Sino-Indian Border Dispute (1962 - )

There are two main areas that are disputed by China and India. These areas are largely unpopulated and are sparse with resources, but strategically important for both powers. Tensions mounted during the 1962 border war and 1986 skirmish. In the North-West there is the Aksai Chin plateau that is administered by China, but is claimed by India. Bordered by Tibet and Xinjiang, this border is approximately 685 miles long. The dispute in the Eastern sector on the tri-border area between India, China and Myanmar is largely due to a disagreement over the McMahon Line named after Sir Henry McMahon, the representative of the Indian Government to the Simla Conference of 1914. The line itself follows the watersheds of the Himalayas from Bhutan to Myanmar. China does not recognise the McMahon line, due to its original imperial context, and their claim runs along the foothills in Indian Territory.

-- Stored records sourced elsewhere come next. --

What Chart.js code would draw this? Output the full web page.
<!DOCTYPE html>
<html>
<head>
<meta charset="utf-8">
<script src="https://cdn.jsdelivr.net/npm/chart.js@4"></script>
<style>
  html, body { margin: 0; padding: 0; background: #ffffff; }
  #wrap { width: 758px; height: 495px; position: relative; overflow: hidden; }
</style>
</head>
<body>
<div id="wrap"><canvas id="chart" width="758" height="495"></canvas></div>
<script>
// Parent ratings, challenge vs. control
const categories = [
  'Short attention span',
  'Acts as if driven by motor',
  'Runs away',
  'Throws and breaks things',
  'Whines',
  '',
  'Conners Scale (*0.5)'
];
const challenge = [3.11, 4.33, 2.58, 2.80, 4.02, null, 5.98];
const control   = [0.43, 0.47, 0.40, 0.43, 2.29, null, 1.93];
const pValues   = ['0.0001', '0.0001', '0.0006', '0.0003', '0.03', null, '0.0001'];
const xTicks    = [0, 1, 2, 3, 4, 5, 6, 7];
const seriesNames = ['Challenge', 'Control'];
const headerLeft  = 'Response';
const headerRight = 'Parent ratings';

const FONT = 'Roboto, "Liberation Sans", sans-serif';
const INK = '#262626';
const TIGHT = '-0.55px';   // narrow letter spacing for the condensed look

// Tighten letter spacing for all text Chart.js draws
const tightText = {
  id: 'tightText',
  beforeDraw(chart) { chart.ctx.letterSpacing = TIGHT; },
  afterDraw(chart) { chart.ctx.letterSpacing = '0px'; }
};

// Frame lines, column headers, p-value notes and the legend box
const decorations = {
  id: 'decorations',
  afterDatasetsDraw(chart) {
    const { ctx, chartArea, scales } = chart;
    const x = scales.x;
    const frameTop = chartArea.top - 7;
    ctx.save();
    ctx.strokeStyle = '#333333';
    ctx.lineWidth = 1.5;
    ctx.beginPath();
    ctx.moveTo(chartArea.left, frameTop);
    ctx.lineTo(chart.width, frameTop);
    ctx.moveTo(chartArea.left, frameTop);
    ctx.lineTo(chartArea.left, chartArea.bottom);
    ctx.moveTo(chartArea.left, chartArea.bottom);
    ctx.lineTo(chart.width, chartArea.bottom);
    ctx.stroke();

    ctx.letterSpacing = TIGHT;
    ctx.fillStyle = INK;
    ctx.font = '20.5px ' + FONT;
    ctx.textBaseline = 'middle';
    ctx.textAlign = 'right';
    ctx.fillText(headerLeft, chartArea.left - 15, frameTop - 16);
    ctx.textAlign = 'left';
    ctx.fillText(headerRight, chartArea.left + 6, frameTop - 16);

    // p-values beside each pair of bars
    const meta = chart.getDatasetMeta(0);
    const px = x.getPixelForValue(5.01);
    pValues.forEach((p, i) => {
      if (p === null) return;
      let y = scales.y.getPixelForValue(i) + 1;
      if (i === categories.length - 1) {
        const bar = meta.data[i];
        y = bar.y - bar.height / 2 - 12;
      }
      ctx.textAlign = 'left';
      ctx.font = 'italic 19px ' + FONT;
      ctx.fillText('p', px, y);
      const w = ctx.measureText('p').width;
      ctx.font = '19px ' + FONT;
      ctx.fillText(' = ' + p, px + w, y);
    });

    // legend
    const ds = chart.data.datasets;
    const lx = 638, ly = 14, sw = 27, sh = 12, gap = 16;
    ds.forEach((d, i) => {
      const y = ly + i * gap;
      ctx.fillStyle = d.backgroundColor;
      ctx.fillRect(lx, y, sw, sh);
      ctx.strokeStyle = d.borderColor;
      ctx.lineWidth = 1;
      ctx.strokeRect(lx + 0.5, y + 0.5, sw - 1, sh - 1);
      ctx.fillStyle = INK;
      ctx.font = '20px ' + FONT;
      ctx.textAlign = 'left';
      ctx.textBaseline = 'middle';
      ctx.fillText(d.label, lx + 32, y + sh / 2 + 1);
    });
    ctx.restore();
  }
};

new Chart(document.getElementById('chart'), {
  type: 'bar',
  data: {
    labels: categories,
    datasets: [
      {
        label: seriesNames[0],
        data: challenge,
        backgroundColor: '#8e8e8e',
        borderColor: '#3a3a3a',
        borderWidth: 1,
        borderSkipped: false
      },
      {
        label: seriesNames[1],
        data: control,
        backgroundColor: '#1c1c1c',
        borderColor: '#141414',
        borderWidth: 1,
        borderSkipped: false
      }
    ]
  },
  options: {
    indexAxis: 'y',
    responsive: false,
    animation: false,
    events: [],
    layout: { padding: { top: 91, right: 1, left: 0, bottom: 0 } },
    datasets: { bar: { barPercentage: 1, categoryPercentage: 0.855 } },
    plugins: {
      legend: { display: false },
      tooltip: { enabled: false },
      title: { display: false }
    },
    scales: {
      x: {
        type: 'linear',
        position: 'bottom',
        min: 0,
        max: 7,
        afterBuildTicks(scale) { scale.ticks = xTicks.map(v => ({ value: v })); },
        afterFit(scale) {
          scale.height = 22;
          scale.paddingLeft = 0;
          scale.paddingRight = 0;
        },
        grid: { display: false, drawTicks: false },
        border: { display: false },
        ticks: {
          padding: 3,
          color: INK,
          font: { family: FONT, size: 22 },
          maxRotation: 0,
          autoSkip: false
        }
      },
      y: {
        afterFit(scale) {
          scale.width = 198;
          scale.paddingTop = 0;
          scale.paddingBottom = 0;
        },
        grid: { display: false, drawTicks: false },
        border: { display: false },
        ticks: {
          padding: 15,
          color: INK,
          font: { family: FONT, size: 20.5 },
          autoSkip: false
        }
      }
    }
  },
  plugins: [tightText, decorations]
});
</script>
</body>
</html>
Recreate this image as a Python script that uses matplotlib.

The area under dispute covers an area of 36,000 square miles. The Middle sector between Bhutan and Nepal is demarcated by the Himalayan watersheds. The border was confirmed in the British-Chinese Convention of 1890 and was undisputed until a brief standoff emerged in this sector in June 2017 on the Doklam plateau.
Since 2003 intensified efforts by the two powers have resulted in talks on the border issues handled by special representatives. However, the two sides continue to have differing opinions on the location of the 'Line of Actual Control' (LAC), which has led to incursions and military build-ups in 2009, 2013 and 2017.